$50.63
- Hardcover
- 80 pages
- 190 x 264 mm
- ISBN 9784910244402
- English, Japanese
- 2024
Prolific photographer Kazuyoshi Usui’s long-awaited latest publication, "Showa 99," the fourth in his Showa series, is being published by Zen Foto Gallery.
Usui revealed that this fourth volume was inspired by Federico Fellini’s film, “La Dolce Vita”, which portrays the protagonist’s inner conflict between his freewheeling lifestyle and deep-seated religious beliefs. Usui suggests that this resonates with the fact that both the sacred and the profane can coexist within an individual.
Usui’s Showa Tetralogy presents a parallel reality of what it would have been like if the Showa period (1926–1989) had continued in Japan. It begins with a questioning of the polarisation of right and wrong caused by the self-imposed restrictions of modern conformity.

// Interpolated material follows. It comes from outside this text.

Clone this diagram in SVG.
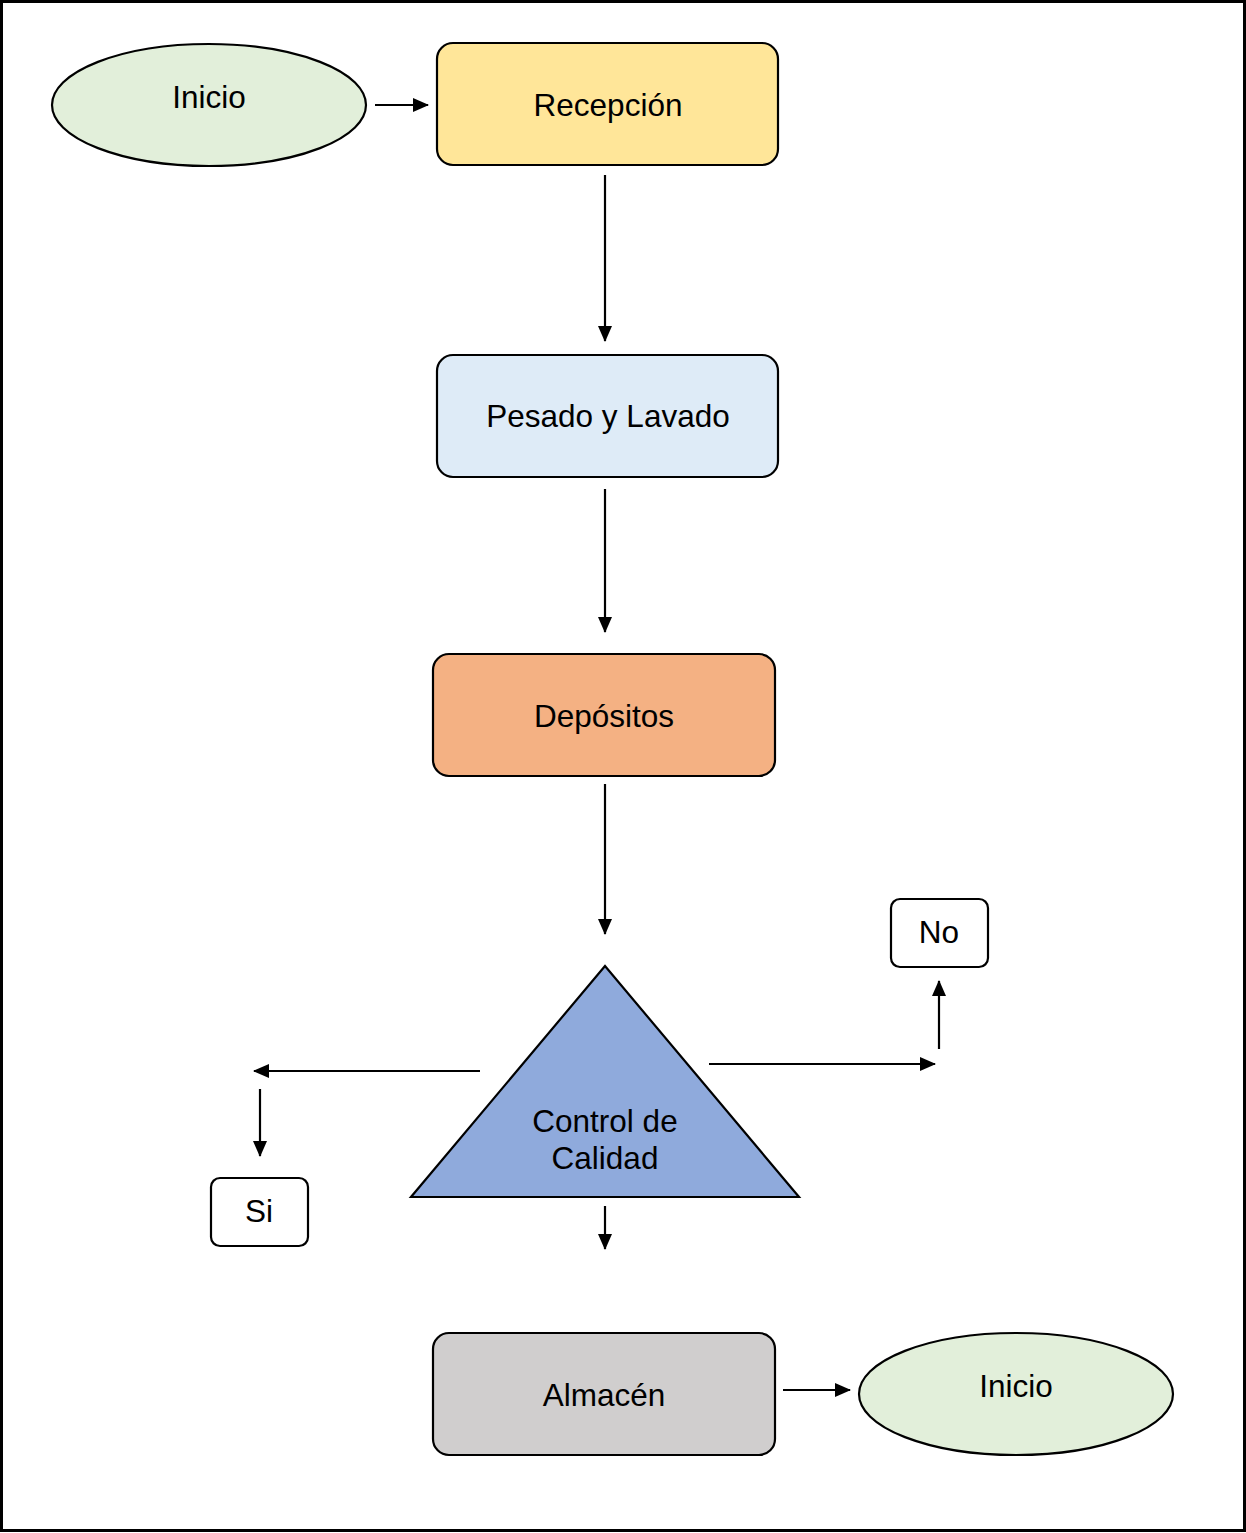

It is born out of a longing for the Showa way of life, which was a mixture of the pure and the impure, struggling to survive in an age of confusion and chaos. The series, which took more than ten years to complete, is set in the places where Usui grew up and which still retains vestiges of the fading Showa era. Still, it does not indulge in nostalgia but instead gives the impression that the Showa era has continued uninterrupted into the present day.
Usui’s photographs depict places like those in underground films, and the people who live there, the marginal people, the signs of the place, or the world in the photographer’s imagination, leaving the viewer wondering whether the images are reality or a staged scene. The tragicomic mix of fantasy-like reality and fiction allows viewers to construct their own imaginary story that unfolds between the photographs. Embedded in Usui’s images are the contradictions and dual conflicts that are inherent in human nature, such as “the indecent and the sublime”, “the horrific and the comic”, “the East and the West”, “the false and the real”, and “life and death”.